I even keep health and education under administration as the state provides for them. Upendra Mahato built Medicity Hospital for Rs 10-12 billion. What is wrong if it operates a teaching hospital? Why are we opposing it? My relatives say they won’t go to Karnali to study medicine. Even in the US and China, top universities are bunched together, which results in a positive spillover. Why not open all medical schools in Kathmandu and take hospitals all over Nepal? A medical college in Karnali is bound to fail sooner or later without good teachers and students. This hints at our administrative failure.
We have healthy foreign exchange reserves and thousands of students who have gotten good education oversees. We also have goodwill abroad. So this is a time for development. But for this we need to be liberal and pro-business and give up our self-interest. There are always tradeoffs. Moreover, it is always easier to destroy than to build. Rather than always protesting against everything let us find a way to prosper, to give collective positive feedback.
Let us improve this place we call home and people will come back. Nepalis are diverse but also connected and that gives us cohesive strength.
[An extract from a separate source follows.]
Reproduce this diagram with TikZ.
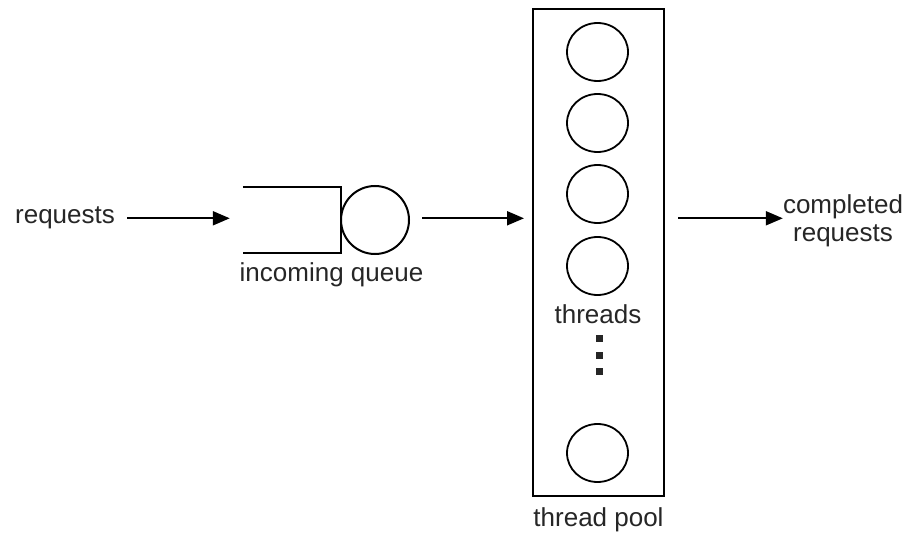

Our other strengths are our natural beauty and natural diversity within short distances. Democracy is our strength too. We should welcome everyone here, encourage people to drive here from Bangladesh and Bhutan. If outsiders can bring in much-needed investment, what is the harm?
When we address all these collectively, as we have envisioned in Vision 2030, Nepal will be a mid-income industrial country that has solved its road, electricity and drinking water problems. At the same time, we should ensure our development is equitable and benefits everyone across class and caste divides.